The TAXE3 committee has been set up to investigate financial crimes, tax evasion and tax avoidance in the wake of Luxleaks, the Panama Papers and the Paradise papers. It is the fourth such committee and demonstrates the European Parliament’s determination to act against financial malfeasance by the rich and powerful.
Last week we hosted our first hearing on the topic of combatting money laundering in the EU banking system. This came in the wake of various recent banking scandals across Europe and the failure of national authorities in several member states to adequately enforce laws against money laundering. Recent scandals include the ABVL bank in Latvia which was wound up by EU authorities after allegations from the US Treasury that it had helped facilitate the funding of North Korea’s missile program; allegations of money laundering linked to the Russian elite and intelligence services by the Dansk bank in Estonia; the Pilates Bank of Malta which has been accused of laundering money for the ruling family of Azerbaijan; and The Banco de Madrid in Spain which filed for bankruptcy after its Andorran parent was accused of money laundering by US authorities.
The TAXE3 hearing was clear on the need for anti-money laundering guidelines in Europe, especially on how to assess banks’ business models which will help better enforce anti-money laundering rules on a day-to-day basis. It is known that some business models are more prone to the facilitation of money laundering than others. There was also broad agreement on the need for a centralised system at EU level for anti-money laundering supervision, but this needs to be backed up with the right legal framework and additional resources.
The Green Party within the European Parliament have focused attention on ‘Golden visas’ – which effectively offer residency in return for investment – together with other citizenship/residency programmes. The work of our previous PANA committee and of NGOs like OCCRP have revealed that there are an increasing number of ‘cash for citizenship’ schemes on offer from EU member states. These opaque structures may enable illegal activity by tax evaders and money launderers within the internal market. There are thus questions about whether due diligence is being applied to these programmes and there is a need for stronger EU legislation.
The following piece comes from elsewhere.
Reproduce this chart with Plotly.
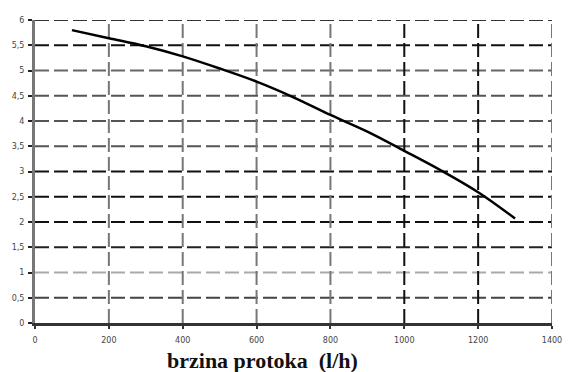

There is also the issue of national schemes providing special tax privileges for new and foreign residents compared to other residents as this can lead to potentially harmful tax competition between member states (such as the UK non-domicile regime).
Certain Green TAXE3 members also have a spotlight on the tax-haven blacklist which is due to be updated by the end of 2018. Certain commitments made by jurisdictions placed on the “grey list” will have to be assessed by the Code of Conduct group and Council. The European Parliament has regularly called for greater accountability of this listing process to ensure it is not subject to political influence but based on objective criteria. This will also be the opportunity to debate other ongoing issues discussed in the Code of Conduct Group. For example, what progress member states have made in ending tax practices which allow for tax avoidance and/or tax evasion and are harmful to the proper functioning of the single market. There will be further discussions on preventing money reaching these non-cooperative jurisdictions via the European Investment Bank.
The frist duty of the committee is to follow up the recommendations from the previous parliamentary committees in tax avoidance as well as supporting the Commission in implementing the 2015 Action Plan for Fair and Effective Taxation. This set out a series of initiatives to tackle tax evasion and avoidance, thereby ensuring secure sustainable revenues for Member States.
Molly Scott Cato is Green MEP for the South West of England and Gibraltar. She is a member of the TAXE3 committee.